2018 10 01 : Orhan Pamuk l’Européen

Chaque fois que je referme un roman d’Orhan Pamuk, je peste contre l’attitude de la Commission européenne qui diffère depuis 30 ans la candidature de la Turquie, tellement on ressent à le lire que tant l’intelligentsia (La Maison du silence) que les milieux modestes (Cette chose étrange en moi) étaient proches de nos mentalités, avant la peut-être résistible accession au pouvoir d’Erdogan.

Relisant ces romans, je suis pris dans la même réflexion circulaire et donc insoluble : si les gouvernants de l’Europe avaient accepté la demande d’adhésion de la Turquie, peut-être l’évolution de son régime eut-elle été différente… ou peut-être pas !

L’Europe aurait-elle pu captiver le peuple turc au point d’enrayer l’ascension de l’islamisme ? Sans doute pas, hélas, telle que l’Union depuis vingt ans stagne et macère, réduite aux acquêts de la monnaie et de la finance alors qu’ils nous ont été vendus comme la première étape vers une Europe politique et sociale.

Les arguments opposés aux Turcs étaient d’une flagrante mauvaise foi, dissimulant mal la xénophobie qui déjà gangrénait notre Europe des Lumières, avec son venin anti-arabe en premier lieu (pourtant le peuple turc n’est strictement pas arabe !).

L’argument géographique était spécieux, un simple regard sur une mappemonde montrant d’évidence que si les limites sud et ouest de l’Europe sont des mers (y compris ses îles, quoiqu’encore l’histoire récente nous oblige à mesurer avec un élastique très extensible les km qui éloignent de nos côtes la Grande-Bretagne et ceux qui la rapprochent de l’Amérique), à l’est la ligne qui distingue l’Europe du continent eurasiatique fut tout sauf immuable. Pour les Grecs la frontière de l’Europe était sur le Bosphore, pour Pierre le Grand sur le Don, pour de Gaulle sur l’Oural…

Car le concept d’Europe a toujours été d’abord politique, au sens le plus large : l’aire de mentalités, arts, culture et civilisation communes, puisque très longtemps rien d’autre n’unissait ces peuples devenus ensuite nations : ni la langue, ni la religion, ni la monnaie, ni la féroce concurrence industrielle. A preuve, ces guerres incessantes et ravageuses qui en firent sans doute le continent le plus belliciste de l’histoire du monde.

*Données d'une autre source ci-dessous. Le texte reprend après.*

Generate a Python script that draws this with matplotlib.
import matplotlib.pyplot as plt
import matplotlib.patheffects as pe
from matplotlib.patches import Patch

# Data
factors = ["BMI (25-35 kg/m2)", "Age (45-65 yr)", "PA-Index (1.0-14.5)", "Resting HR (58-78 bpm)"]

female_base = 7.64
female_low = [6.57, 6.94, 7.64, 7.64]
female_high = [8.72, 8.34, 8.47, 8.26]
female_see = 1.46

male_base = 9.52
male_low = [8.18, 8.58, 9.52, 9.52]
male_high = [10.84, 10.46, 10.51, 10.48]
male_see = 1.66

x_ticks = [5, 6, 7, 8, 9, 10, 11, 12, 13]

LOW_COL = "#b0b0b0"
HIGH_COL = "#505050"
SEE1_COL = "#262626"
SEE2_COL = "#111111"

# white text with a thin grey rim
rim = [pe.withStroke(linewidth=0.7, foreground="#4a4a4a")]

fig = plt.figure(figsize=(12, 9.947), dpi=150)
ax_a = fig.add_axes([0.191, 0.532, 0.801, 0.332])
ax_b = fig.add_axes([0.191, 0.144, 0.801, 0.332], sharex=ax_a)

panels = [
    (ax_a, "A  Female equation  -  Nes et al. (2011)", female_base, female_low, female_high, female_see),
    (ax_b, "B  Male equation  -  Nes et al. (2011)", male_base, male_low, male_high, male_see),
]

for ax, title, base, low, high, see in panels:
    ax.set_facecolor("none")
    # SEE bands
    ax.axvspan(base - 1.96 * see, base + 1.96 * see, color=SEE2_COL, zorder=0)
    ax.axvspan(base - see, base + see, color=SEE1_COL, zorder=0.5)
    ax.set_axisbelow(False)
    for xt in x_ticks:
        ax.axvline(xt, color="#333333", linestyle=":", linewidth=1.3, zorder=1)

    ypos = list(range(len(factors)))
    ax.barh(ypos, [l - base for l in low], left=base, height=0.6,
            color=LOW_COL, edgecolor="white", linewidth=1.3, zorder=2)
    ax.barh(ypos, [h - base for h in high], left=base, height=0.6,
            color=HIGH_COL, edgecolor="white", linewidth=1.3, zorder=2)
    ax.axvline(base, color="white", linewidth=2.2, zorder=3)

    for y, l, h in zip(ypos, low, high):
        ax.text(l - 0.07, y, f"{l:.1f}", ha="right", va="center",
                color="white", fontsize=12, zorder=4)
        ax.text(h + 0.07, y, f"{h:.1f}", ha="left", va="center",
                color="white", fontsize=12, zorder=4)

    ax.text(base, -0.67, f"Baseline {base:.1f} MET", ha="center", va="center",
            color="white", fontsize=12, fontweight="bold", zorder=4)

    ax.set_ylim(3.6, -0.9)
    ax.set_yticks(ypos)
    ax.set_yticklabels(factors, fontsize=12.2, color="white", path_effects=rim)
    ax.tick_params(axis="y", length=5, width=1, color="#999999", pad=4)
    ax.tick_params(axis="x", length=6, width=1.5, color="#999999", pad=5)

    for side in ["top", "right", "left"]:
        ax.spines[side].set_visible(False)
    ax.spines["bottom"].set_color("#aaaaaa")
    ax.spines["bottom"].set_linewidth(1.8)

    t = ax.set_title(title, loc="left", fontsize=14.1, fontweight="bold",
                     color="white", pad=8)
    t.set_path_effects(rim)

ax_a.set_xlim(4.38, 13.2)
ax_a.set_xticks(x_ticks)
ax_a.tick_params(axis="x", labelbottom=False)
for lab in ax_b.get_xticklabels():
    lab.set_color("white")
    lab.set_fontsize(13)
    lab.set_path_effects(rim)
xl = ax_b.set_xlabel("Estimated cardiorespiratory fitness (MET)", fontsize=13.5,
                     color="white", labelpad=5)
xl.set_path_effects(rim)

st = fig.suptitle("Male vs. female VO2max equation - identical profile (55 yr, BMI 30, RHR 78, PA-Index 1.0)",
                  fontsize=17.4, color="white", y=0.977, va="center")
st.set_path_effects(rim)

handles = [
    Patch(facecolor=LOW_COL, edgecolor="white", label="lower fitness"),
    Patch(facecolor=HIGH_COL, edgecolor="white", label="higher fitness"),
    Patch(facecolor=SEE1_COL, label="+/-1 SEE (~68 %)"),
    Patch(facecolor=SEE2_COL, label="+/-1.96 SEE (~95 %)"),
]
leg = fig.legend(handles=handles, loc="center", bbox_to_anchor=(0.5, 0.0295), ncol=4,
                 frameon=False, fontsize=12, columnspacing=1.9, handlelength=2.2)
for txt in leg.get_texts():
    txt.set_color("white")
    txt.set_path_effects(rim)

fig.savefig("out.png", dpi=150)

A preuve contraire, l’engouement des élites occidentales, trois siècles durant, pour les turqueries, malgré que les armées de l’Empire ottoman soient aux portes de Moscou, Belgrade et Vienne. Nul besoin d’érudition pour s’en souvenir, en littérature (Racine, Molière, Voltaire, Loti), en musique (Mozart, Rameau, Lully…) ou en peinture (Rembrandt, Delacroix, Fragonard, Ricketts).

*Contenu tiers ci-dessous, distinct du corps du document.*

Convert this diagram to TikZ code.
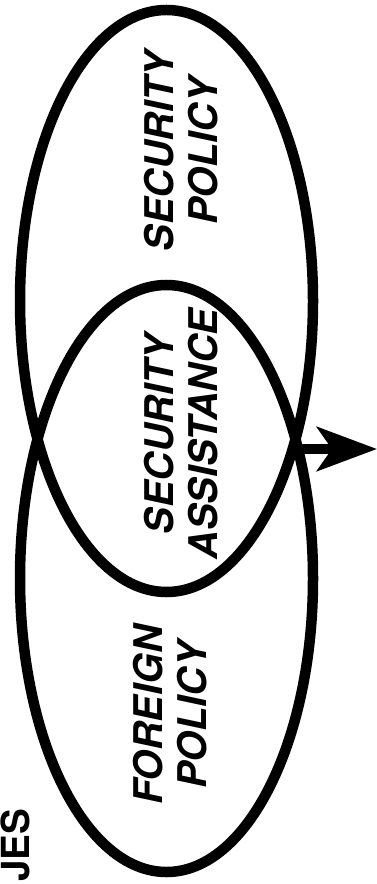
\documentclass[tikz,border=0pt]{standalone}
\usepackage{fontspec}
\setsansfont{TeX Gyre Heros}
\usepackage{tikz}
\usetikzlibrary{shapes.geometric,arrows.meta,positioning}
\tikzset{
  policyset/.style={
    ellipse, draw=black, line width=0.21cm,
    minimum width=5.86cm, inner sep=0pt
  },
  setlabel/.style={
    rotate=90, align=center, inner sep=0pt,
    font=\sffamily\bfseries\itshape\fontsize{22.5}{25}\selectfont
  },
  flowarrow/.style={-{Stealth[length=1.2cm, width=0.88cm, inset=0.3cm]}, line width=0.2cm, draw=black},
}
\begin{document}
\begin{tikzpicture}
  \useasboundingbox (0,0) rectangle (7.54,-17.68);
  % the two overlapping policy areas
  \node (secpol) [policyset, minimum height=11.64cm] at (3.33,-6.02) {};
  \node (forpol) [policyset, minimum height=11.74cm] at (3.33,-11.57) {};
  % labels
  \node (seclab) [setlabel] at (3.62,-3.02) {SECURITY\\POLICY};
  \node (asslab) [setlabel] at (3.62,-8.68) {SECURITY\\ASSISTANCE};
  \node (forlab) [setlabel] at (3.40,-14.30) {FOREIGN\\POLICY};
  \node (cutlab) [rotate=90, inner sep=0pt, font=\sffamily\bfseries\fontsize{22}{25}\selectfont] at (0.30,-16.90) {JES};
  % outflow
  \coordinate (out) at (5.94,-8.98);
  \coordinate (tip) at (7.54,-8.98);
  \draw[flowarrow] (out) -- (tip);
\end{tikzpicture}
\end{document}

Les opposants actuels à la Turquie dans l’Union ont oublié (s’ils l’ont jamais su, leur stupidité nationaliste bornant leurs connaissances et confinant leur curiosité) que Mustafa Kemal Atatürk, chef d’Etat de 1921 à 1938, admirait la Révolution française, instaura la république et le parlementarisme, fit adopter une constitution inspirée des nôtres, abolit l’islam religion officielle, instaura une laïcité sourcilleuse, déconseilla le port du hijab, conféra aux femmes en 1934 le droit de vote (12 ans avant nous), interdit la polygamie, instaura l’écriture latine et l’école primaire obligatoire, supprima la censure, dénonça l’antisémitisme, soutint le tiers-mondisme, la culture classique et le féminisme…

Mais j’en reviens à Orhan Pamuk dont les romans nous font ressentir combien le peuple turc était proche de nous dans ces années 80-90, non seulement par les habitus, les liens familiaux et extrafamiliaux, mais plus profondément encore par les aspirations spirituelles et humanistes.

Occasion perdue ? L’histoire est obstinée, et le fossé creusé entre les Turcs et nous par les illuminati financiers de l’UE, les fondamentalistes de l’AKP et les nationalistes de sinistre acabit, elle saura le combler.